Real-world example: At a California commercial printer we consulted, retrofitting ultrasonic sensors on folder nip points cut unsafe stops by 40%. Integration tip: Link to your LOTO procedures—monitors verify zero energy states post-lockout. Test monthly; false alarms kill trust, so calibrate for your ink mist and paper dust environments.
Challenges? Dust clogs sensors, so opt for IP67-rated enclosures. Cost? $5K–$20K per machine, ROI via slashed incidents (NFPA data shows monitoring halves machinery-related injuries).
Compliance Ties and Resources
ANSI B11.0-2023 aligns with ISO 13849-1 for functional safety.
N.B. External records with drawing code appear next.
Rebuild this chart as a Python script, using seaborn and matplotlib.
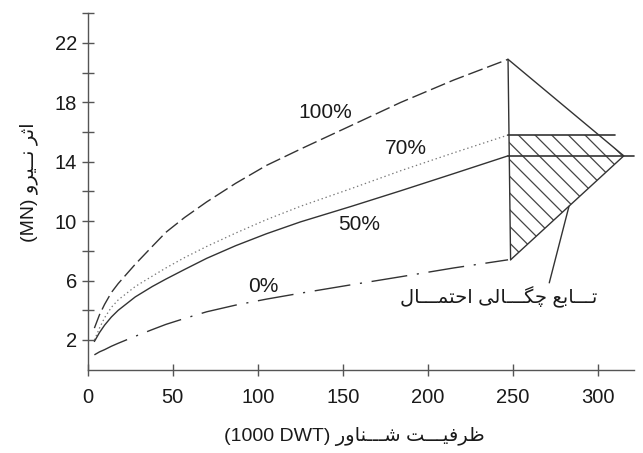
import numpy as np
import pandas as pd
import seaborn as sns
import matplotlib.pyplot as plt
from matplotlib.ticker import FixedLocator

# ظرفیت شناور (1000 DWT) و اثر نیرو (MN) خوانده شده از نمودار
dwt = [4, 7, 10, 14, 18, 28, 38, 46, 57, 70, 87, 105, 125, 155, 184, 215, 247]
force_100 = [2.8, 3.7, 4.4, 5.2, 5.8, 7.1, 8.3, 9.25, 10.25, 11.3, 12.55, 13.75, 14.85,
             16.45, 18.0, 19.5, 20.9]
force_70 = [2.0, 2.8, 3.5, 4.2, 4.7, 5.6, 6.3, 6.85, 7.55, 8.3, 9.2, 10.1, 11.0,
            12.2, 13.4, 14.6, 15.8]
force_50 = [1.9, 2.5, 3.0, 3.55, 4.0, 4.9, 5.6, 6.1, 6.75, 7.5, 8.35, 9.15, 9.95,
            11.0, 12.05, 13.2, 14.4]
force_0 = [1.0, 1.2, 1.35, 1.58, 1.78, 2.25, 2.7, 3.05, 3.45, 3.9, 4.35, 4.75, 5.15,
           5.72, 6.26, 6.85, 7.4]
labels = ['100%', '70%', '50%', '0%']

# تابع چگالی احتمال (مثلث) در انتهای منحنی ها
pdf_dwt = [247, 315, 248.5]
pdf_force = [20.9, 14.4, 7.4]

xticks = [0, 50, 100, 150, 200, 250, 300]
yticks = [2, 6, 10, 14, 18, 22]
yticks_minor = [4, 8, 12, 16, 20, 24]

# شکل دهی ساده حروف فارسی (matplotlib خودش حروف را به هم نمی چسباند)
FORMS = {
    'ا': ('\uFE8D', '\uFE8E', None, None),
    'ب': ('\uFE8F', '\uFE90', '\uFE91', '\uFE92'),
    'ت': ('\uFE95', '\uFE96', '\uFE97', '\uFE98'),
    'ث': ('\uFE99', '\uFE9A', '\uFE9B', '\uFE9C'),
    'ح': ('\uFEA1', '\uFEA2', '\uFEA3', '\uFEA4'),
    'ر': ('\uFEAD', '\uFEAE', None, None),
    'ش': ('\uFEB5', '\uFEB6', '\uFEB7', '\uFEB8'),
    'ظ': ('\uFEC5', '\uFEC6', '\uFEC7', '\uFEC8'),
    'ع': ('\uFEC9', '\uFECA', '\uFECB', '\uFECC'),
    'ف': ('\uFED1', '\uFED2', '\uFED3', '\uFED4'),
    'ل': ('\uFEDD', '\uFEDE', '\uFEDF', '\uFEE0'),
    'م': ('\uFEE1', '\uFEE2', '\uFEE3', '\uFEE4'),
    'ن': ('\uFEE5', '\uFEE6', '\uFEE7', '\uFEE8'),
    'و': ('\uFEED', '\uFEEE', None, None),
    'ی': ('\uFBFC', '\uFBFD', '\uFBFE', '\uFBFF'),
    'چ': ('\uFB7A', '\uFB7B', '\uFB7C', '\uFB7D'),
    'گ': ('\uFB92', '\uFB93', '\uFB94', '\uFB95'),
    'ـ': ('ـ', 'ـ', 'ـ', 'ـ'),
}


def farsi(text):
    out = []
    for i, c in enumerate(text):
        if c not in FORMS:
            out.append(c)
            continue
        prev = text[i - 1] if i > 0 else None
        nxt = text[i + 1] if i + 1 < len(text) else None
        j_prev = prev in FORMS and FORMS[prev][2] is not None
        j_next = nxt in FORMS and FORMS[c][2] is not None
        iso, fin, ini, med = FORMS[c]
        if j_prev and j_next:
            out.append(med)
        elif j_prev:
            out.append(fin)
        elif j_next:
            out.append(ini)
        else:
            out.append(iso)
    return ''.join(out)[::-1]


sns.set_theme(style="ticks")
plt.rcParams['font.family'] = ['Liberation Sans', 'DejaVu Sans']
plt.rcParams['lines.scale_dashes'] = False
plt.rcParams['hatch.linewidth'] = 0.9

df = pd.DataFrame({'dwt': dwt, '100%': force_100, '70%': force_70,
                   '50%': force_50, '0%': force_0})

fig = plt.figure(figsize=(6.43, 4.53), dpi=100)
ax = fig.add_axes([0.1362, 0.1839, 0.8498, 0.7868])

ink = '#333333'
styles = {
    '100%': dict(color=ink, lw=1.0, linestyle=(0, (11, 3.5))),
    '70%': dict(color='#777777', lw=0.9, linestyle=(0, (1, 2))),
    '50%': dict(color=ink, lw=1.0, linestyle='-'),
    '0%': dict(color=ink, lw=1.0, linestyle=(0, (26, 7, 1.5, 7))),
}
for name in labels:
    sns.lineplot(data=df, x='dwt', y=name, ax=ax, **styles[name])

# مثلث چگالی و خطوط افقی
ax.plot([pdf_dwt[0], pdf_dwt[2]], [pdf_force[0], pdf_force[2]], color=ink, lw=1.0)
ax.plot(pdf_dwt, pdf_force, color=ink, lw=1.0)
ax.plot([dwt[-1], 310], [force_70[-1], force_70[-1]], color=ink, lw=1.2)
ax.plot([dwt[-1], 321], [force_50[-1], force_50[-1]], color=ink, lw=1.2, clip_on=False)

# ناحیه هاشور خورده زیر سطح ۷۰٪
x_top = np.interp(force_70[-1], pdf_force[1::-1], pdf_dwt[1::-1])
x_left = np.interp(force_70[-1], [pdf_force[2], pdf_force[0]], [pdf_dwt[2], pdf_dwt[0]])
ax.fill([x_left, x_top, pdf_dwt[1], pdf_dwt[2]],
        [force_70[-1], force_70[-1], pdf_force[1], pdf_force[2]],
        facecolor='none', edgecolor='#444444', hatch='\\\\', lw=0)

label_pos = {'100%': (139.6, 17.3), '70%': (186.7, 14.9),
             '50%': (159.3, 9.75), '0%': (103.4, 5.6)}
for name, (lx, ly) in label_pos.items():
    ax.text(lx, ly, name, fontsize=15, color='#1a1a1a', ha='center', va='center')

ax.annotate(farsi('تـــابع چگـــالی احتمـــال'), xy=(282.8, 11.0), xytext=(241.6, 4.9),
            fontsize=14, color='#1a1a1a', ha='center', va='center',
            arrowprops=dict(arrowstyle='-', color=ink, lw=1.0,
                            shrinkA=0, shrinkB=0, relpos=(0.75, 0.95)))

ax.set_xlim(0, 321)
ax.set_ylim(0, 24)
ax.set_xticks(xticks)
ax.set_yticks(yticks)
ax.yaxis.set_minor_locator(FixedLocator(yticks_minor))
ax.tick_params(axis='both', which='both', direction='inout', length=8, width=1,
               color='#555555', labelsize=14.5, labelcolor='#1a1a1a')
ax.tick_params(axis='x', pad=9.5)
ax.tick_params(axis='y', pad=3.5)
ax.set_xlabel('')
ax.set_ylabel('')
sns.despine(ax=ax)
for side in ['left', 'bottom']:
    ax.spines[side].set_color('#555555')
    ax.spines[side].set_linewidth(1.0)

fig.text(354 / 643, 1 - 437 / 453, '(1000 DWT) ' + farsi('ظرفیـــت شـــناور'),
         fontsize=14, color='#1a1a1a', ha='center', va='center')
fig.text(29 / 643, 1 - 182 / 453, '(MN) ' + farsi('اثر نــیرو'), rotation=90,
         fontsize=14, color='#1a1a1a', ha='center', va='center')

fig.savefig('out.png', dpi=100, facecolor='white')
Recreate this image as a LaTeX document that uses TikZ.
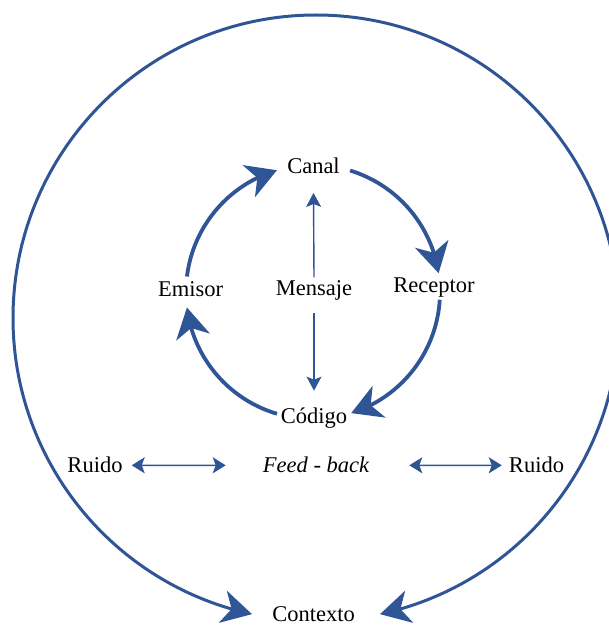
\documentclass[tikz,border=0pt]{standalone}
\usepackage{fontspec}
\setmainfont{Liberation Serif}
\usetikzlibrary{arrows.meta,bending}
\definecolor{cblue}{RGB}{47,85,151}
\begin{document}
\begin{tikzpicture}[x=1pt,y=1pt,
  lbl/.style={inner sep=0pt,anchor=base,font=\fontsize{22.5}{27}\selectfont},
  bigarc/.style={draw=cblue,line width=3.8pt,-{Stealth[length=30pt,width=34pt,inset=9pt,flex]}},
  outerarc/.style={draw=cblue,line width=3pt,-{Stealth[length=30pt,width=33pt,inset=9pt,flex]}},
  thinarrow/.style={draw=cblue,line width=1.4pt,-{Stealth[length=14pt,width=15pt,inset=3pt]}},
  dblarrow/.style={draw=cblue,line width=1.6pt,{Stealth[length=13pt,width=16pt,inset=3pt]}-{Stealth[length=13pt,width=16pt,inset=3pt]}}]
\useasboundingbox (0,0) rectangle (609,625);
\clip (0,0) rectangle (609,625);
% labels
\node[lbl] (canal) at (313.5,451.5) {Canal};
\node[lbl] (mensaje) at (314,329) {Mensaje};
\node[lbl] (emisor) at (190.5,328) {Emisor};
\node[lbl] (receptor) at (434,332) {Receptor};
\node[lbl] (codigo) at (314,201.5) {Código};
\node[lbl] (ruidoL) at (95,152.5) {Ruido};
\node[lbl] (feed) at (316,152) {\itshape Feed - back};
\node[lbl] (ruidoR) at (536.5,152.5) {Ruido};
\node[lbl] (contexto) at (313.5,3.5) {Contexto};
% inner cycle
\coordinate (ic) at (313,333);
\path[bigarc] (ic) ++(173:127) arc[start angle=173,end angle=106.5,radius=127];
\path[bigarc] (ic) ++(73:127) arc[start angle=73,end angle=8.5,radius=127];
\path[bigarc] (ic) ++(-3.5:127) arc[start angle=-3.5,end angle=-72.5,radius=127];
\path[bigarc] (ic) ++(253.5:127) arc[start angle=253.5,end angle=187,radius=127];
% outer context circle
\coordinate (oc) at (316,307);
\path[outerarc] (oc) ++(90:303) arc[start angle=90,end angle=257.8,radius=303];
\path[outerarc] (oc) ++(90:303) arc[start angle=90,end angle=-77.8,radius=303];
% mensaje arrows
\draw[thinarrow] ([yshift=3.5pt]mensaje.north) -- ([yshift=-19pt]canal.south);
\draw[thinarrow] ([yshift=-12pt]mensaje.south) -- ([yshift=17pt]codigo.north);
% ruido arrows
\draw[dblarrow] ([xshift=9pt,yshift=-0.5pt]ruidoL.east) -- ([xshift=-37pt,yshift=0pt]feed.west);
\draw[dblarrow] ([xshift=40pt]feed.east) -- ([xshift=-7pt,yshift=-0.5pt]ruidoR.west);
\end{tikzpicture}
\end{document}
Cross-reference ANSI B65.1 for printing presses. For deeper dives:
- Download ANSI B11.0-2023 from ANSI.org.
- OSHA's machinery guarding directive STD 01-12-019.
- PMMI's safety resources for packaging/print integration.
We've deployed these in 50+ facilities; results vary by maintenance rigor, but zero compliance failures post-install. Balance: Not foolproof—pair with training and audits.
Bottom line: In printing and publishing, a safe condition monitoring system per ANSI B11.0-2023 3.94 isn't tech fluff. It's the edge keeping your crew safe and presses profitable.